After their straw is taken away and the people are beaten, they come to Moses and accuse him of just making life worse for them. And while this is absolutely true in the moment, they have no concept of a better future. This plays out over and over again during the Exodus; they complain about today and forget about tomorrow. It’s easy to read this and think it’s a problem confined to the 2nd millennium BC and to these particular people, but we can do it too. We pray and ask God to help us with an immediate problem, but when the fix doesn’t come today we can lose heart very easily and get dejected, but God is still with us even when we are being ungrateful like these Israelites are going to be from this point forward till they enter the promised land.
Moses seems to take their criticism hard and goes to the Lord and asks why he was even sent on this mission if things are going to get worse like this. So God goes back over all the promises made to the patriarchs from Abraham all the way down to Moses himself and promises that when this is all over, the children of Israel will be slaves no longer.
Mathew
This chapter begins with the parable of the workers in the vineyard. This is meant to reflect the history of Israel and their role in the story salvation. They had been there, and laboring in the vineyard so to speak, since the beginning of this story, and then others came along (gentiles) and are being brought in to work the vineyard late in the day. These latecomers do far less work, and for far less hours, but the pay (eternal life) is the same. There’s no Jewish section and gentile section of heaven, all who work this vineyard receive the same reward. And we have no right to demand any more for ourselves, or take issue with what others are paid, because it’s all a grace from God that we are actually unworthy of. That’s the essence of what He is telling them here.
Early Christian theologian, Origen, had another way of looking at it. He said that it wasn’t so much a commentary of Jews and gentiles, it was about those who’d been Christians all their lives and those who converted right before they die. In the end we all receive the same reward, but that’s not unjust because we are all undeserving of it to begin with.
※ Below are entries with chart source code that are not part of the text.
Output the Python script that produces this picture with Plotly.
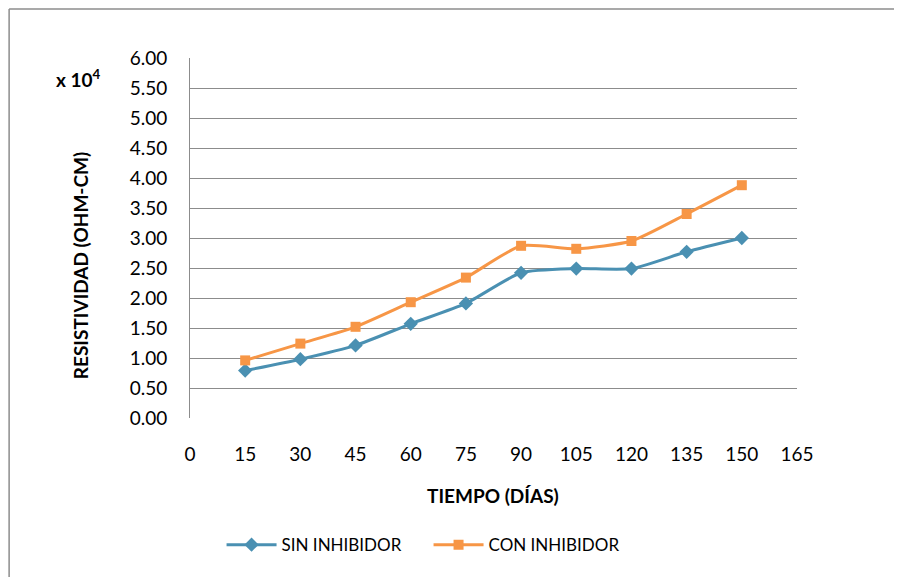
import plotly.graph_objects as go

dias = [15, 30, 45, 60, 75, 90, 105, 120, 135, 150]
sin_inhibidor = [0.79, 0.98, 1.21, 1.57, 1.91, 2.42, 2.49, 2.49, 2.77, 3.00]
con_inhibidor = [0.96, 1.24, 1.52, 1.93, 2.34, 2.87, 2.82, 2.95, 3.40, 3.88]
x_ticks = list(range(0, 166, 15))
y_ticks = [i * 0.5 for i in range(13)]

FONT = "Lato, 'Open Sans', sans-serif"
BLUE = "#4A90B2"
ORANGE = "#F79646"
GRID = "#8C8C8C"

fig = go.Figure()
fig.add_trace(go.Scatter(
    x=dias, y=sin_inhibidor, name="SIN INHIBIDOR", mode="lines+markers",
    line=dict(color=BLUE, width=3, shape="spline", smoothing=0.6),
    marker=dict(symbol="diamond", size=11, color=BLUE),
))
fig.add_trace(go.Scatter(
    x=dias, y=con_inhibidor, name="CON INHIBIDOR", mode="lines+markers",
    line=dict(color=ORANGE, width=3, shape="spline", smoothing=0.6),
    marker=dict(symbol="square", size=10, color=ORANGE),
))

# page body adds an 8px offset; margins compensate for it
fig.update_layout(
    width=902, height=577,
    margin=dict(l=182, r=113, t=50, b=167),
    paper_bgcolor="white", plot_bgcolor="white",
    font=dict(family=FONT, size=19, color="#000000"),
    showlegend=True,
    legend=dict(orientation="h", x=0.393, xref="paper", xanchor="center",
                y=-0.353, yanchor="middle", font=dict(size=17, family=FONT),
                itemwidth=50, entrywidth=142, entrywidthmode="pixels",
                traceorder="normal"),
    xaxis=dict(range=[0, 165], tickvals=x_ticks, ticktext=[str(v) for v in x_ticks],
               showgrid=False, zeroline=False, showline=False, ticks="",
               ticklabelstandoff=23, tickfont=dict(size=19, family=FONT)),
    yaxis=dict(range=[0, 6], tickvals=y_ticks, ticktext=[f"{v:.2f}" for v in y_ticks],
               showgrid=True, gridcolor=GRID, gridwidth=1, zeroline=False,
               showline=True, linecolor=GRID, linewidth=1, ticks="",
               ticklabelstandoff=18, tickfont=dict(size=19, family=FONT)),
)

fig.add_annotation(text="<b>RESISTIVIDAD (OHM-CM)</b>", textangle=-90,
                   xref="paper", yref="paper", x=-0.181, y=0.422,
                   xanchor="center", yanchor="middle", showarrow=False,
                   font=dict(size=19, family=FONT))
fig.add_annotation(text="<b>TIEMPO (DÍAS)</b>", xref="paper", yref="paper",
                   x=0.499, y=-0.214, xanchor="center", yanchor="middle",
                   showarrow=False, font=dict(size=19, family=FONT))
fig.add_annotation(text="<b>x 10<sup>4</sup></b>", xref="paper", yref="paper",
                   x=-0.183, y=0.944, xanchor="center", yanchor="middle",
                   showarrow=False, font=dict(size=19, family=FONT))

# outer chart border (top and left edges visible)
fig.add_shape(type="line", xref="paper", yref="paper", x0=-0.298, x1=1.3,
              y0=1.136, y1=1.136, line=dict(color=GRID, width=1.5))
fig.add_shape(type="line", xref="paper", yref="paper", x0=-0.298, x1=-0.298,
              y0=1.136, y1=-0.5, line=dict(color=GRID, width=1.5))

fig.write_html("out.html")
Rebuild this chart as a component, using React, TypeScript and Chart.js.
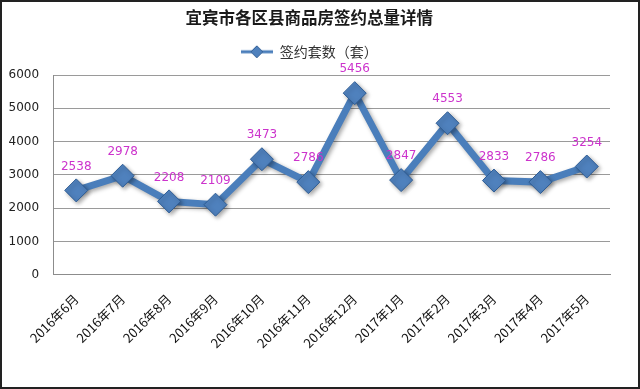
import React, { useEffect, useRef } from "react";
import { Chart, registerables } from "chart.js";

Chart.register(...registerables);

const titleText = "宜宾市各区县商品房签约总量详情";
const seriesName = "签约套数（套）";
const categories = [
  "2016年6月", "2016年7月", "2016年8月", "2016年9月", "2016年10月", "2016年11月",
  "2016年12月", "2017年1月", "2017年2月", "2017年3月", "2017年4月", "2017年5月",
];
const signedUnits = [2538, 2978, 2208, 2109, 3473, 2786, 5456, 2847, 4553, 2833, 2786, 3254];
const yMin = 0;
const yMax = 6000;
const yStep = 1000;

const LINE = "#4a7ebb";
const POINT = "#4f81bd";
const POINT_BORDER = "#2e5c94";
const LABEL = "#cc33cc";

function makeLegendIcon(): HTMLCanvasElement {
  const c = document.createElement("canvas");
  c.width = 32;
  c.height = 14;
  const ctx = c.getContext("2d")!;
  ctx.strokeStyle = LINE;
  ctx.lineWidth = 3;
  ctx.beginPath();
  ctx.moveTo(0, 7);
  ctx.lineTo(32, 7);
  ctx.stroke();
  ctx.fillStyle = POINT;
  ctx.strokeStyle = POINT_BORDER;
  ctx.lineWidth = 1;
  ctx.beginPath();
  ctx.moveTo(16, 1);
  ctx.lineTo(22, 7);
  ctx.lineTo(16, 13);
  ctx.lineTo(10, 7);
  ctx.closePath();
  ctx.fill();
  ctx.stroke();
  return c;
}

const shadowPlugin = {
  id: "shadowPlugin",
  beforeDatasetsDraw(chart: any) {
    const ctx = chart.ctx;
    ctx.save();
    ctx.shadowColor = "rgba(0,0,0,0.35)";
    ctx.shadowBlur = 4;
    ctx.shadowOffsetX = 2;
    ctx.shadowOffsetY = 2;
  },
  afterDatasetsDraw(chart: any) {
    chart.ctx.restore();
  },
};

const valueLabelPlugin = {
  id: "valueLabelPlugin",
  afterDraw(chart: any) {
    const ctx = chart.ctx;
    const meta = chart.getDatasetMeta(0);
    const data = chart.data.datasets[0].data;
    ctx.save();
    ctx.fillStyle = LABEL;
    ctx.font = "12px 'DejaVu Sans'";
    ctx.textAlign = "center";
    ctx.textBaseline = "middle";
    meta.data.forEach((pt: any, i: number) => {
      ctx.fillText(String(data[i]), pt.x, pt.y - 24);
    });
    ctx.restore();
  },
};

const Y_TICK_PAD = 14;

export default function App() {
  const ref = useRef<HTMLCanvasElement>(null);

  useEffect(() => {
    document.body.style.margin = "0";
    const canvas = ref.current!;
    const icon = makeLegendIcon();
    const chart = new Chart(canvas, {
      type: "line",
      data: {
        labels: categories,
        datasets: [
          {
            label: seriesName,
            data: signedUnits,
            borderColor: LINE,
            borderWidth: 7,
            backgroundColor: POINT,
            pointStyle: "rectRot",
            pointRadius: 11.5,
            pointBackgroundColor: POINT,
            pointBorderColor: POINT_BORDER,
            pointBorderWidth: 1,
            tension: 0,
            fill: false,
          },
        ],
      },
      options: {
        responsive: false,
        animation: false,
        layout: { padding: { left: 6.5, right: 28, top: 4, bottom: 20 } },
        plugins: {
          title: {
            display: true,
            text: titleText,
            color: "#1a1a1a",
            font: { family: "'Noto Sans CJK SC'", size: 16.5, weight: "bold" },
            padding: { top: 2, bottom: 3 },
          },
          subtitle: {
            display: true,
            text: "",
            weight: 500,
            font: { size: 1 },
            padding: { top: 0, bottom: 5 },
          } as any,
          legend: {
            display: true,
            labels: {
              usePointStyle: true,
              pointStyle: icon as any,
              pointStyleWidth: 32,
              color: "#333",
              font: { family: "'Noto Sans CJK SC'", size: 14 },
              padding: 14,
            },
          },
          tooltip: { enabled: false },
        },
        scales: {
          x: {
            offset: true,
            grid: { display: false, drawTicks: false },
            border: { display: true, color: "#8c8c8c", width: 1 },
            ticks: {
              color: "#111",
              font: { family: "'Noto Sans CJK SC'", size: 13 },
              maxRotation: 45,
              minRotation: 45,
              autoSkip: false,
              padding: 16,
            },
            afterFit: (s: any) => {
              s.paddingLeft = 0;
            },
          },
          y: {
            min: yMin,
            max: yMax,
            grid: { color: "#9a9a9a", drawTicks: false, lineWidth: 1 },
            border: { display: true, color: "#8c8c8c", width: 1 },
            ticks: {
              stepSize: yStep,
              color: "#222",
              font: { family: "'DejaVu Sans'", size: 12 },
              padding: Y_TICK_PAD,
              callback: (v: any) => String(v),
            },
            afterFit: (s: any) => {
              s.width = s.width - Y_TICK_PAD;
            },
          },
        },
      },
      plugins: [shadowPlugin, valueLabelPlugin],
    });
    return () => chart.destroy();
  }, []);

  return (
    <div
      style={{
        width: 640,
        height: 389,
        border: "2px solid #222",
        boxSizing: "border-box",
        background: "#fff",
      }}
    >
      <canvas ref={ref} width={636} height={385} style={{ display: "block" }} />
    </div>
  );
}
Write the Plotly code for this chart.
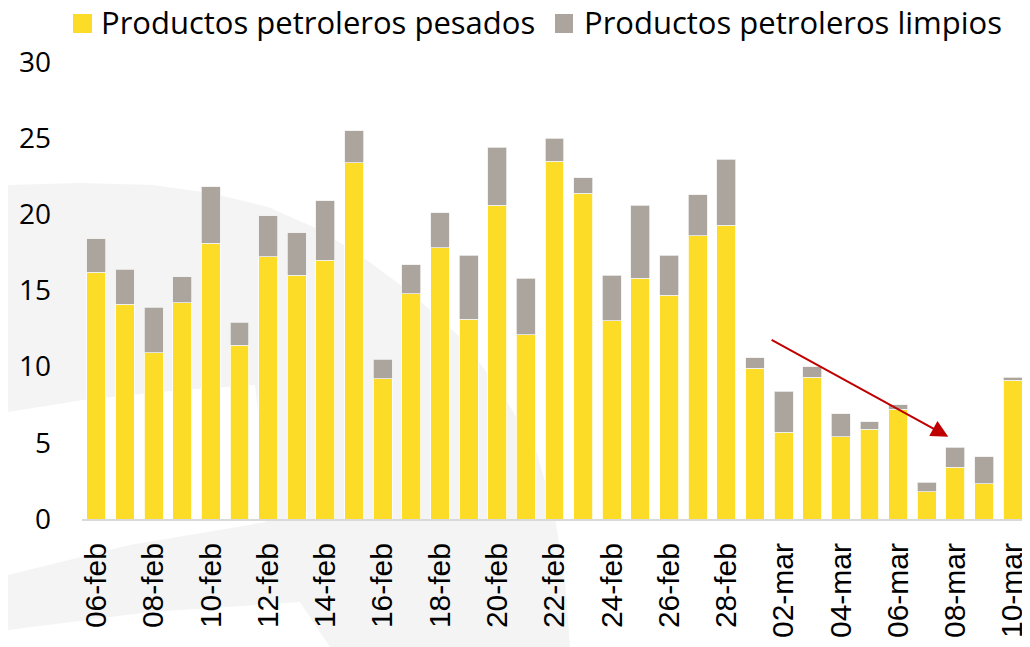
import plotly.graph_objects as go

fechas = ["06-feb", "07-feb", "08-feb", "09-feb", "10-feb", "11-feb", "12-feb", "13-feb",
          "14-feb", "15-feb", "16-feb", "17-feb", "18-feb", "19-feb", "20-feb", "21-feb",
          "22-feb", "23-feb", "24-feb", "25-feb", "26-feb", "27-feb", "28-feb", "01-mar",
          "02-mar", "03-mar", "04-mar", "05-mar", "06-mar", "07-mar", "08-mar", "09-mar",
          "10-mar"]

pesados = [16.2, 14.1, 10.9, 14.2, 18.1, 11.4, 17.2, 16.0, 17.0, 23.4, 9.2, 14.8, 17.8,
           13.1, 20.6, 12.1, 23.5, 21.4, 13.0, 15.8, 14.7, 18.6, 19.3, 9.9, 5.7, 9.3,
           5.4, 5.9, 7.2, 1.8, 3.4, 2.3, 9.1]

limpios = [2.2, 2.3, 3.0, 1.7, 3.7, 1.5, 2.7, 2.8, 3.9, 2.1, 1.3, 1.9, 2.3,
           4.2, 3.8, 3.7, 1.5, 1.0, 3.0, 4.8, 2.6, 2.7, 4.3, 0.7, 2.7, 0.7,
           1.5, 0.5, 0.3, 0.6, 1.3, 1.8, 0.2]

etiquetas_x = fechas[::2]
series = ["Productos petroleros pesados", "Productos petroleros limpios"]

AMARILLO = "#FCDC26"
GRIS = "#ABA59D"

fig = go.Figure()
fig.add_trace(go.Bar(x=fechas, y=pesados, name=series[0], showlegend=False,
                     marker=dict(color=AMARILLO, line=dict(color="#FFFFFF", width=0.8))))
fig.add_trace(go.Bar(x=fechas, y=limpios, name=series[1], showlegend=False,
                     marker=dict(color=GRIS, line=dict(color="#F0F0F0", width=0.8))))

# The page has an 8px body margin, so the figure is 8px smaller and offset.
OFF = 8
W, H = 1030 - OFF, 647 - OFF
# plot area in page pixels
PL, PR, PT, PB = 82, 1027, 62, 519
L, R, T, B = PL - OFF, PR - OFF, PT - OFF, PB - OFF

def px(x):  # page pixel x -> paper
    return (x - PL) / (PR - PL)
def py(y):  # page pixel y -> paper
    return (PB - y) / (PB - PT)

def path(points):
    s = "M {:.4f} {:.4f}".format(px(points[0][0]), py(points[0][1]))
    for (x, y) in points[1:]:
        s += " L {:.4f} {:.4f}".format(px(x), py(y))
    return s + " Z"

grey_band = [(8, 185), (80, 183), (153, 185), (210, 193), (268, 207), (320, 230), (364, 258),
             (410, 292), (460, 337), (500, 390), (536, 450), (555, 517), (565, 580),
             (570, 647), (8, 647)]
white_lens = [(8, 412), (83, 400), (180, 390), (255, 385), (262, 450),
              (266, 522), (130, 545), (8, 575)]
white_bottom = [(8, 630), (150, 612), (300, 602), (330, 647), (8, 647)]

shapes = [
    dict(type="path", xref="paper", yref="paper", path=path(grey_band),
         fillcolor="#F4F4F4", line=dict(width=0), layer="below"),
    dict(type="path", xref="paper", yref="paper", path=path(white_lens),
         fillcolor="#FFFFFF", line=dict(width=0), layer="below"),
    dict(type="path", xref="paper", yref="paper", path=path(white_bottom),
         fillcolor="#FFFFFF", line=dict(width=0), layer="below"),
    # legend swatches
    dict(type="rect", xref="paper", yref="paper", x0=px(73), x1=px(92), y0=py(33), y1=py(14),
         fillcolor=AMARILLO, line=dict(width=0)),
    dict(type="rect", xref="paper", yref="paper", x0=px(555), x1=px(573), y0=py(33), y1=py(14),
         fillcolor=GRIS, line=dict(width=0)),
]

legend_font = dict(family="Open Sans", size=31, color="#000000")
annotations = [
    dict(x=px(99), y=py(22), xref="paper", yref="paper", text=series[0], showarrow=False,
         xanchor="left", yanchor="middle", font=legend_font),
    dict(x=px(582), y=py(22), xref="paper", yref="paper", text=series[1], showarrow=False,
         xanchor="left", yanchor="middle", font=legend_font),
    dict(x=29.75, y=5.4, ax=23.53, ay=11.82, xref="x", yref="y",
         axref="x", ayref="y", text="", showarrow=True,
         arrowhead=2, arrowsize=1.7, arrowwidth=2, arrowcolor="#C00000"),
]

fig.update_layout(
    barmode="stack",
    bargap=0.34,
    width=W, height=H,
    margin=dict(l=L, r=W - R, t=T, b=H - B, autoexpand=False),
    paper_bgcolor="#FFFFFF",
    plot_bgcolor="rgba(0,0,0,0)",
    shapes=shapes,
    annotations=annotations,
    showlegend=False,
    xaxis=dict(type="category", tickmode="array", tickvals=etiquetas_x, ticktext=etiquetas_x,
               tickangle=-90, tickfont=dict(family="Liberation Sans", size=30, color="#000000"),
               showline=True, linecolor="#D9D9D9", linewidth=2, ticks="",
               showgrid=False, ticklabelstandoff=10, automargin=False),
    yaxis=dict(range=[0, 30], dtick=5, showgrid=False, zeroline=False, showline=False,
               tickfont=dict(family="Open Sans", size=28, color="#000000"),
               ticks="", ticklabelstandoff=30, automargin=False),
)

fig.write_html("out.html")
The hours of the workday correspond to stages in life when people turn to God. When converted, they are rescued from idle living to serve Christ in his vineyard, where they harvest much fruit for God before the sun sets on their earthly life. Whether converted early in life or later, all are awarded the generous and equal gift of eternal life.
Origen
After this parable, Jesus again tells the disciples about His coming passion. So when the mother of James and John, two of His closest apostles, approached and asked that her sons be given preferential positions in Christ’s kingdom, and Jesus asks if they can drink the cup which He will drink, we see He is referring back to the previous statement. The cup is the same cup He later prays about in the garden of gethsemane after the Last supper. I highly recommend checking out Scott Hahn’s book “The Fourth Cup” for more on this.